-- Work to be completed --
Pictures excluded, reproduce exactly the lines below from the one with "Write a Python" through the one with "years = list(range(2005, 2025))", both included.

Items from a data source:
►

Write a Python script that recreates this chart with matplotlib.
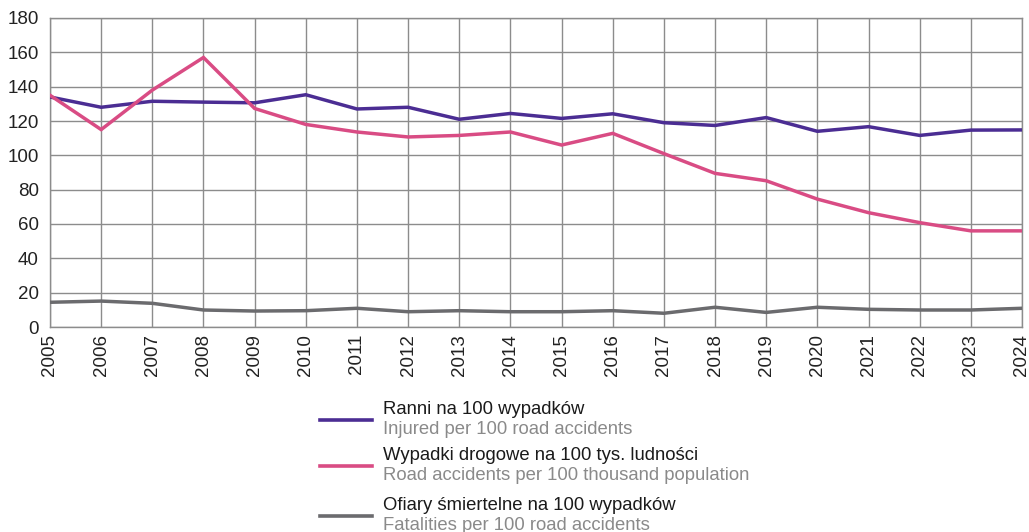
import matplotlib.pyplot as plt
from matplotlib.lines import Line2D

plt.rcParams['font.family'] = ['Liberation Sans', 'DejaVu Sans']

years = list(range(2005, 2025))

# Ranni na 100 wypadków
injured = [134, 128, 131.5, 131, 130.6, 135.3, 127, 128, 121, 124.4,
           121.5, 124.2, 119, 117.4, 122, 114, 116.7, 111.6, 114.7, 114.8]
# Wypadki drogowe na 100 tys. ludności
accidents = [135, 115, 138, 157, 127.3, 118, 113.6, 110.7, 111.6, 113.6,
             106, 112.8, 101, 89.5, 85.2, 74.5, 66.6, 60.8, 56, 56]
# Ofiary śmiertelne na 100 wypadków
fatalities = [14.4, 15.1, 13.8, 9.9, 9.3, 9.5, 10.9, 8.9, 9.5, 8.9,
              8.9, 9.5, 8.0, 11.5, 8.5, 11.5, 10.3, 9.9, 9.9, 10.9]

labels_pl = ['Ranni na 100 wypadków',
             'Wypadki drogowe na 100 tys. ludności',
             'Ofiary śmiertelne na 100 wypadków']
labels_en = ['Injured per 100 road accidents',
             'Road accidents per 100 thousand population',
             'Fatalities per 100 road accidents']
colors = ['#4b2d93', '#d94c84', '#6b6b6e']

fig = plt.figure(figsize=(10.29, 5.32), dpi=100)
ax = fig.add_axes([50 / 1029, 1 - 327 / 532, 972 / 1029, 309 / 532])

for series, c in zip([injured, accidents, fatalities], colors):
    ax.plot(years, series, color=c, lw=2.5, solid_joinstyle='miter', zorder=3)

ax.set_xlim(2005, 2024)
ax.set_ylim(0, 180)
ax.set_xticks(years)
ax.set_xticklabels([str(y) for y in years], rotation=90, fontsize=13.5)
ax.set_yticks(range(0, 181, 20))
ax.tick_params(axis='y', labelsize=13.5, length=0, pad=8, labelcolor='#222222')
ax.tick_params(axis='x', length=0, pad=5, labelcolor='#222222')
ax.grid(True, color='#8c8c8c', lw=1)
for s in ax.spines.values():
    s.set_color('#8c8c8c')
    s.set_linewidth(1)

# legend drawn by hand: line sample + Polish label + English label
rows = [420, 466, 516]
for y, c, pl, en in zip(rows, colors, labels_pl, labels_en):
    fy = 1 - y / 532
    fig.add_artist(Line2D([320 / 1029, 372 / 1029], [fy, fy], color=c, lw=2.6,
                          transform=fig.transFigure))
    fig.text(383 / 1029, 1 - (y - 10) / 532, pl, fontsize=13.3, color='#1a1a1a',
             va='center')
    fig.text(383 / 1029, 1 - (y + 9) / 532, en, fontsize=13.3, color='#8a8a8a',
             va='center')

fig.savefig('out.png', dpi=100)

◄
►

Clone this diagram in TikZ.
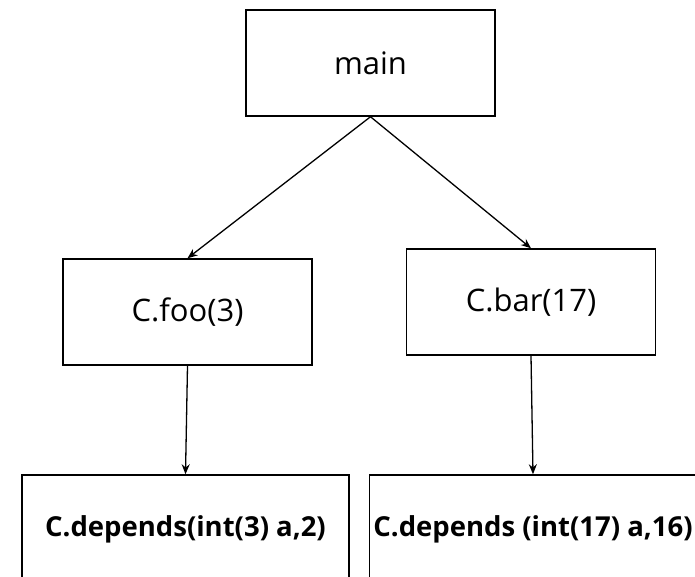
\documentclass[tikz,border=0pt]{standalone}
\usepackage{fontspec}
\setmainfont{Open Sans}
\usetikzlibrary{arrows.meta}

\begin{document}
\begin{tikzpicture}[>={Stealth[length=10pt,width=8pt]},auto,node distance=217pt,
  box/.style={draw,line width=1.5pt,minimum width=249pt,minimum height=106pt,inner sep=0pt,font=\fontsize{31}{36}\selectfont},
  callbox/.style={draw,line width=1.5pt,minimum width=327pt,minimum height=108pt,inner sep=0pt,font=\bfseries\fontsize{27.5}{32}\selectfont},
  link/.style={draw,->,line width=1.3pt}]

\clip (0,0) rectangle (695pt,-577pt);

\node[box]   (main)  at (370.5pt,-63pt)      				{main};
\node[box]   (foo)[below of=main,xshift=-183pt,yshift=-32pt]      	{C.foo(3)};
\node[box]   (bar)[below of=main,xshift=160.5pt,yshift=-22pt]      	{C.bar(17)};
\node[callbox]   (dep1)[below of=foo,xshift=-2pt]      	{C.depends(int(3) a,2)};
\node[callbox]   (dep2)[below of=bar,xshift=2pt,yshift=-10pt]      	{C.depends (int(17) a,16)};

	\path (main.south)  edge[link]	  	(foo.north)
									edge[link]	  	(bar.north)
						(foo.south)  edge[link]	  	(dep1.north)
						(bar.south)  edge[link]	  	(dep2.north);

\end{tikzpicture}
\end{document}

◄

-- Result of this exercise --
Write a Python script that recreates this chart with matplotlib.
import matplotlib.pyplot as plt
from matplotlib.lines import Line2D

plt.rcParams['font.family'] = ['Liberation Sans', 'DejaVu Sans']

years = list(range(2005, 2025))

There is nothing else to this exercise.